The bluebells are carpeting the woodland floor but as a very amateur photographer I do not seem to be able to do justice to the magnificent display in the woodland – if you want to experience the wonderful colour and fragrance of the native bluebells on a warm sunny day you will have to visit us! The ferns are dominating the edge of the leat now having speedily unfurled their fronds over the last week and combined with the explosion of other foliage on the leat banks we are now seeing lots of insect life including damselflies with their electric blue bodies. Our lone cuckoo is still calling occasionally after it’s late arrival – first heard on April 30th ten days later than usual. Our other woodland birds are doing their best to make up for this by heralding the dawn very enthusiastically each day – we do not need an alarm clock!

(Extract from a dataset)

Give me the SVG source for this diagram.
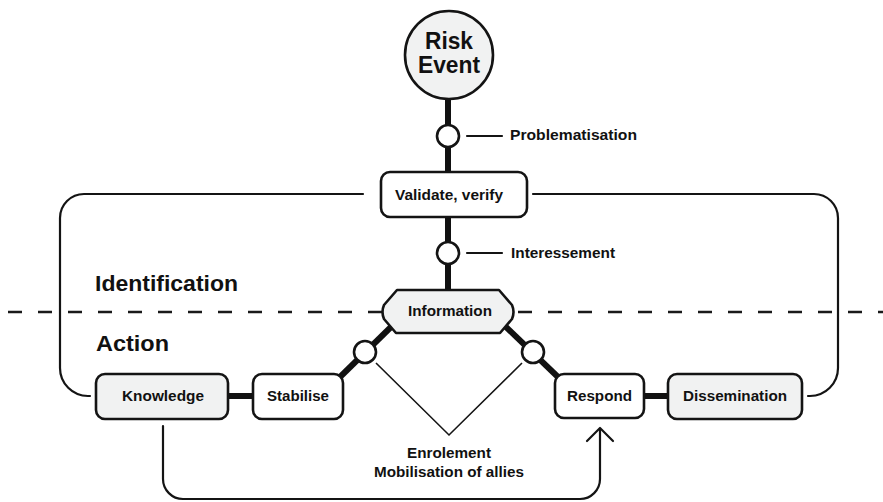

Blackthorn and Hawthorn hedgerow

Hedgerows at Old Walls

Posted in General on Wednesday 11th April 2012 at 11:12am

Farming at 1000ft (300m) our season is shorter than our lowland friends and while we still have a wonderful display of daffodils with more still to bloom, “down the hill” they are seeing these delightful flowers die back. Our hedgerows are just the same with the delicate blackthorn flowers on their bare branches only now showing their best against the vivid green of the hawthorn leaves. The remainder of the hedgerow is looking much as it has all winter.

Early Purple Orchid

Spring has sprung!

Posted in General on Thursday 22nd March 2012 at 10:20am

Signs of spring are showing themselves everywhere but one of the plants I eagerly look for each year is the Early Purple Orchid with its distinctive spotted leaves. They are appearing along the leat side now.

The trees are slowly showing signs of the coming season too with buds just forming and catkins in abundance.

The dawn chorus is loud enough to be our alarm call at this time of year, the owls let us know they are busy too during the night and the wood pecker is very actively drilling into trees during the day - no doubt to find food or a suitable tree for nesting in.

Waterleat Walks & Talks website

January 2012 - New website launched

Posted in General on Monday 23rd January 2012 at 8:47am

We are pleased to announce the launch of our new website for 2012 and hope you like it. Please feel free to send us comments using our new enquiry form.

The new page about our farms contains information about Old Walls and Lowertown Farms and how they are run.

We also have an interactive map so you can zoom in and see exactly where we are and also get directions from your location.

The information about our site, free guided walks and talks and presentations has also been updated and expanded.